The Thunder, Perfect Mind (the title may alternately be translated The Thunder, Perfect Intellect) takes the form of an extended, riddling monologue, in which an immanent divine saviour speaks a series of paradoxical statements alternating between first-person assertions of identity and direct address to the audience. These paradoxical utterances echo Greek identity riddles, a common poetic form in the Mediterranean. Moreover it is an non-epistolic, non-narrative unmediated divine speech.[3] There are some translations to the right from the same section of the poem.
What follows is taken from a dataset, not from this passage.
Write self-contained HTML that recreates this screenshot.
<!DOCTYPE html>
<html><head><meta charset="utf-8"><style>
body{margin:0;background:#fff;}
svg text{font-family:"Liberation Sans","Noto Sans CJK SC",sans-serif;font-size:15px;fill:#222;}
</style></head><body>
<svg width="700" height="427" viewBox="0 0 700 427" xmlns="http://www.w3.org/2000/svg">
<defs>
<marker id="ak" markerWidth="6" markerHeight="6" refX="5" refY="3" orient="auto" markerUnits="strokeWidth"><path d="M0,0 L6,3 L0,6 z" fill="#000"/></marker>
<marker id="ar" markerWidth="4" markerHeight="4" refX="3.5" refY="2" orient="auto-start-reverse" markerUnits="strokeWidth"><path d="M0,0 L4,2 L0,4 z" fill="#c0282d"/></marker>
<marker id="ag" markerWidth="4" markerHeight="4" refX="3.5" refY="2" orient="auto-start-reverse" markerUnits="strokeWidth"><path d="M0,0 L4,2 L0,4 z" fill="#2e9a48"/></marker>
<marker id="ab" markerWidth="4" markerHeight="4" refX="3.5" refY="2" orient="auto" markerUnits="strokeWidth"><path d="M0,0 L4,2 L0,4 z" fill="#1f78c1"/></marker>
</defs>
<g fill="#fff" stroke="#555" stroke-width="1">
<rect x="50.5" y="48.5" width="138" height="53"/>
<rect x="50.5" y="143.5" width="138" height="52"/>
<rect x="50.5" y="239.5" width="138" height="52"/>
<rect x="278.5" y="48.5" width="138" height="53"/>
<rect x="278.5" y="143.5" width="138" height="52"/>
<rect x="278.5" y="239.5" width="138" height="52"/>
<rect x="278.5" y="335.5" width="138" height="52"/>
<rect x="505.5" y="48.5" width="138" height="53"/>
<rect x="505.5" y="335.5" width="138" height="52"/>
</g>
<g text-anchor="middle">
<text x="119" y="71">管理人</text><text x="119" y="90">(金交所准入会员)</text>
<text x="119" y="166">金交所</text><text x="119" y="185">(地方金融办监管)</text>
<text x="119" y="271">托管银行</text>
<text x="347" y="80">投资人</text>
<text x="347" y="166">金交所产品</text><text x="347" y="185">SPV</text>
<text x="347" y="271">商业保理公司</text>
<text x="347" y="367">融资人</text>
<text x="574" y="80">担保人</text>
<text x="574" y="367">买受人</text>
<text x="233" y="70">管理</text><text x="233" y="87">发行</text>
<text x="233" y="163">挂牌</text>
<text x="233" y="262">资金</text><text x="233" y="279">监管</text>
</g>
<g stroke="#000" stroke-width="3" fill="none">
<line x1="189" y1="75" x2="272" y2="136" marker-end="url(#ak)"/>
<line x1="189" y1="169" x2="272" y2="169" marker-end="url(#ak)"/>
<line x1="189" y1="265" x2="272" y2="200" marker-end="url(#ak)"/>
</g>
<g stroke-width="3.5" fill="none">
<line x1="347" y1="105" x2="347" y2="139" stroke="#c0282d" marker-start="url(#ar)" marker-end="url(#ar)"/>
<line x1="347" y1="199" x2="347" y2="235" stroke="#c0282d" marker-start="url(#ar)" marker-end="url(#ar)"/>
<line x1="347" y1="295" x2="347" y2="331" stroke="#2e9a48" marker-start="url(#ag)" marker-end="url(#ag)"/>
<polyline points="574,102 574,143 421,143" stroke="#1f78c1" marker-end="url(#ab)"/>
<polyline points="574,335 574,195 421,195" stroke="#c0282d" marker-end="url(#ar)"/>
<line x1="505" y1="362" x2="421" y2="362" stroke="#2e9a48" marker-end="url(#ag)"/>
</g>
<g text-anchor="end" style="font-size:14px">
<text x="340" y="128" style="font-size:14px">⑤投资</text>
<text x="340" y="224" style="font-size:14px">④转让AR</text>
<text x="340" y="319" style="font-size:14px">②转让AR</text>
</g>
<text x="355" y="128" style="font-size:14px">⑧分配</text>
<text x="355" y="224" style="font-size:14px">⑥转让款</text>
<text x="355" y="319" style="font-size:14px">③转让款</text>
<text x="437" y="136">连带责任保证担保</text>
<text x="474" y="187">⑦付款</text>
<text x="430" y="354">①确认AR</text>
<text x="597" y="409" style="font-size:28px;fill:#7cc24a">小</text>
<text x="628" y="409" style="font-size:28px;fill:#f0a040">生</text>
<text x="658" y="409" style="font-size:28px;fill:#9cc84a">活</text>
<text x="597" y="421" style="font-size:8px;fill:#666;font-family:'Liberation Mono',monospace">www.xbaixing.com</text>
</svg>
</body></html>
Line numbering is different in different translations.

Dating

As to dating, Anne McGuire writes: "Thunder, Perfect Mind exists only in the Coptic version found at Nag Hammadi (NHC VI,2:13,1-21,32). The author, date, and place of composition are unknown, but a cultural milieu like that of second- or third-century Alexandria is plausible. In any case, it is clear that the text was originally composed in Greek well before 350 C.E., the approximate date of the Coptic manuscript."[3]

Structure and language

The work as a whole takes the form of a poem in parallel strophes, and the author, it may be surmised, has drawn on a tradition of such poems in both Egyptian and Jewish communities, in which a similarly female divinity (Isis or aspect of the divine Sophia respectively) expounds her virtues unto an attentive audience, and exhorts them to strive to attain her. Examples of the genre abound in Old Testament literature.

The riddles of the poem may presuppose a classical Gnostic myth, such as the one found in the Reality of the Rulers, or in the Secret Book of John.

The original language of the poem was Greek, though only a Coptic version survives in the Nag Hammadi library; the manuscript resides in the Cairo Coptic museum.